Wong Weng Ian

Personal information
- Born: 27 April 2004 (age 22)

Sport
- Sport: Wushu
- Event(s): Changquan, Jianshu, Qiangshu
- Team: Macau Wushu Team

Medal record
Representing Macau
Women's Wushu Taolu
World Cup
| Gold medal – first place | 2024 Yokohama | Duilian |
| Bronze medal – third place | 2024 Yokohama | Qiangshu |
World Championships
| Bronze medal – third place | 2023 Fort Worth | Duilian |
| Bronze medal – third place | 2025 Brasília | Jianshu |
World University Games
| Silver medal – second place | 2021 Chengdu | Jianshu |
| Silver medal – second place | 2021 Chengdu | Qiangshu |
Asian Championships
| Bronze medal – third place | 2024 Macau | Qiangshu |
World Junior Championships
| Gold medal – first place | 2022 Tangerang | Qiangshu A |
| Bronze medal – third place | 2018 Brasília | Qiangshu B |
| Bronze medal – third place | 2022 Tangerang | Changquan A |
| Bronze medal – third place | 2022 Tangerang | Jianshu A |
| Bronze medal – third place | 2022 Tangerang | Duilian A |

= Wong Weng Ian =

Macau wushu practitioner

Wong Weng Ian (王泳欣 (Wángyǒngxīn)) is a professional wushu taolu athlete from Macau.

==Career==
Wong made her international junior debut at the 2018 World Junior Wushu Championships and won a bronze medal in qiangshu. At the 2022 championships, she became the world junior champion in qiangshu and a triple bronze medalist in her other events.

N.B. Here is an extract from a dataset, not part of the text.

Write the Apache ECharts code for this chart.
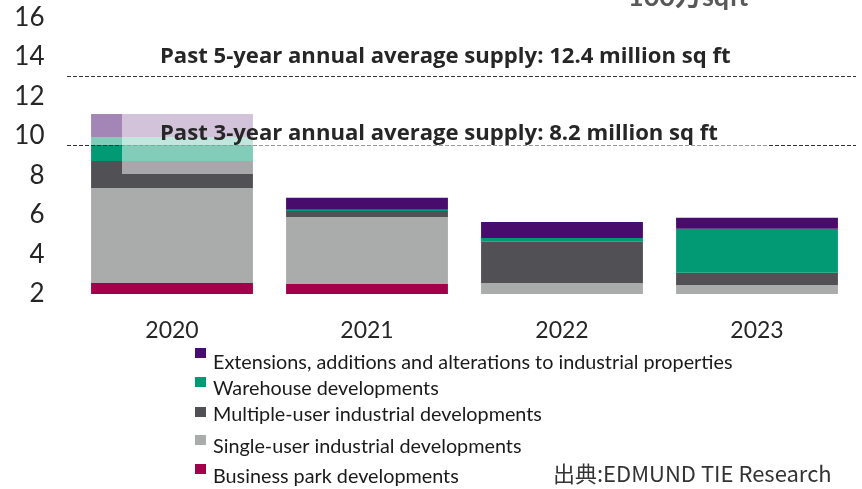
<!DOCTYPE html>
<html><head><meta charset="utf-8">
<script src="https://cdn.jsdelivr.net/npm/echarts@6/dist/echarts.min.js"></script>
<style>html,body{margin:0;padding:0;background:#fff}#c{width:862px;height:489px}</style>
</head><body><div id="c"></div>
<script>
// ---- data ----
const categories = ['2020', '2021', '2022', '2023'];
const seriesNames = [
  'Business park developments',
  'Single-user industrial developments',
  'Multiple-user industrial developments',
  'Warehouse developments',
  'Extensions, additions and alterations to industrial properties'
];
const axisBase = [2, 2, 2, 2];               // axis starts at 2
const businessPark = [0.56, 0.51, 0, 0];
const singleUser = [4.81, 3.39, 0.56, 0.46];
const multipleUser = [1.36, 0.30, 2.08, 0.61];
const warehouse = [1.22, 0.06, 0.20, 2.23];
const extensions = [1.16, 0.61, 0.81, 0.56];
const yTicks = [2, 4, 6, 8, 10, 12, 14, 16];
const fiveYearLine = 13.04;   // as drawn on the axis
const threeYearLine = 9.54;   // as drawn on the axis
const fiveYearText = 'Past 5-year annual average supply: 12.4 million sq ft';
const threeYearText = 'Past 3-year annual average supply: 8.2 million sq ft';
const unitText = '100万sqft';
const sourceText = '出典:EDMUND TIE Research';

const colors = ['#a1004b', '#aaacab', '#505055', '#029a74', '#480c6c'];
const values = [businessPark, singleUser, multipleUser, warehouse, extensions];
const FONT = 'Lato';

const chart = echarts.init(document.getElementById('c'), null, {renderer: 'canvas'});

const series = [{
  name: '_base', type: 'bar', stack: 't', data: axisBase, silent: true,
  itemStyle: {color: 'rgba(0,0,0,0)'}, barCategoryGap: '17%'
}];
seriesNames.forEach((n, i) => {
  series.push({name: n, type: 'bar', stack: 't', data: values[i],
    itemStyle: {color: colors[i]}, barCategoryGap: '17%'});
});

// legends: one per item (uneven spacing in reference)
const legendRows = [
  {name: seriesNames[4], top: 333, d: 10},
  {name: seriesNames[3], top: 365, d: 7},
  {name: seriesNames[2], top: 399, d: 3},
  {name: seriesNames[1], top: 423, d: 7},
  {name: seriesNames[0], top: 451, d: 8}
];
const legends = legendRows.map(r => ({
  data: [r.name], left: 195, top: r.top, padding: 0, orient: 'vertical',
  icon: 'rect', itemWidth: 11, itemHeight: 10, selectedMode: false,
  formatter: n => '{t|' + n + '}',
  textStyle: {fontFamily: FONT, fontSize: 19.8, color: '#1a1a1a',
    rich: {t: {fontFamily: FONT, fontSize: 19.8, color: '#1a1a1a', lineHeight: 20,
      padding: [2 * r.d, 0, 0, 2]}}}
}));

chart.setOption({
  animation: false,
  grid: {left: 74.5, right: 7.5, top: 17.5, bottom: 195, containLabel: false},
  xAxis: {type: 'category', data: categories,
    axisLine: {show: false}, axisTick: {show: false},
    axisLabel: {fontFamily: FONT, fontSize: 23, color: '#262626', margin: 25}},
  yAxis: {type: 'value', min: yTicks[0], max: yTicks[yTicks.length - 1], interval: 2,
    splitLine: {show: false}, axisLine: {show: false},
    axisLabel: {fontFamily: FONT, fontSize: 26, color: '#262626', margin: 30}},
  legend: legends,
  series: series
});

function px(v, cat) { return chart.convertToPixel({gridIndex: 0}, [cat || 0, v]); }
const y5 = Math.round(px(fiveYearLine)[1]) + 0.5;
const y3 = Math.round(px(threeYearLine)[1]) + 0.5;
let tot0 = axisBase[0]; values.forEach(a => tot0 += a[0]);
const top2020 = px(tot0)[1];
const bar2020L = px(0, 0)[0] - 81;

chart.setOption({
  graphic: [
    {type: 'rect', z: 10, shape: {x: bar2020L - 3, y: top2020 - 2, width: 768 - bar2020L + 3, height: y3 - top2020 + 1.5},
      style: {fill: 'rgba(255,255,255,0.5)'}},
    {type: 'line', z: 11, shape: {x1: 67, y1: y5, x2: 856, y2: y5},
      style: {stroke: '#333', lineWidth: 1, lineDash: [4, 2]}},
    {type: 'line', z: 11, shape: {x1: 67, y1: y3, x2: 856, y2: y3},
      style: {stroke: '#333', lineWidth: 1, lineDash: [4, 2]}},
    {type: 'rect', z: 12, shape: {x: 122, y: top2020, width: 646, height: 174 - top2020},
      style: {fill: 'rgba(255,255,255,0.5)'}},
    {type: 'text', z: 20, x: 160, y: 57, style: {text: fiveYearText, fontFamily: '"Open Sans"', fontWeight: 'bold',
      fontSize: 22.1, fill: '#262626', verticalAlign: 'middle'}},
    {type: 'text', z: 20, x: 160, y: 134, style: {text: threeYearText, fontFamily: '"Open Sans"', fontWeight: 'bold',
      fontSize: 22.1, fill: '#262626', verticalAlign: 'middle'}},
    {type: 'text', z: 20, x: 628, y: -3, style: {text: unitText, fontFamily: FONT + ', "Noto Sans CJK JP"', fontWeight: 'bold',
      fontSize: 27, fill: '#595959', verticalAlign: 'middle'}},
    {type: 'text', z: 20, x: 553, y: 474, style: {text: sourceText, fontFamily: '"Noto Sans CJK JP"',
      fontSize: 22, fill: '#333', verticalAlign: 'middle'}}
  ]
});
</script></body></html>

At the delayed 2021 Summer World University Games, Wong won the silver medal in the jianshu and qiangshu event. A few months later, she won the bronze medal in duilian (alongside Sou Cho Man) at the 2023 World Wushu Championships. Several months later, she won the bronze medal in qiangshu at the 2024 Asian Wushu Championships. She then won the bronze medal in qiangshu and gold medal in duilian at the 2024 Taolu World Cup. A year later at the 2025 World Wushu Championships, she won the bronze medal in jianshu.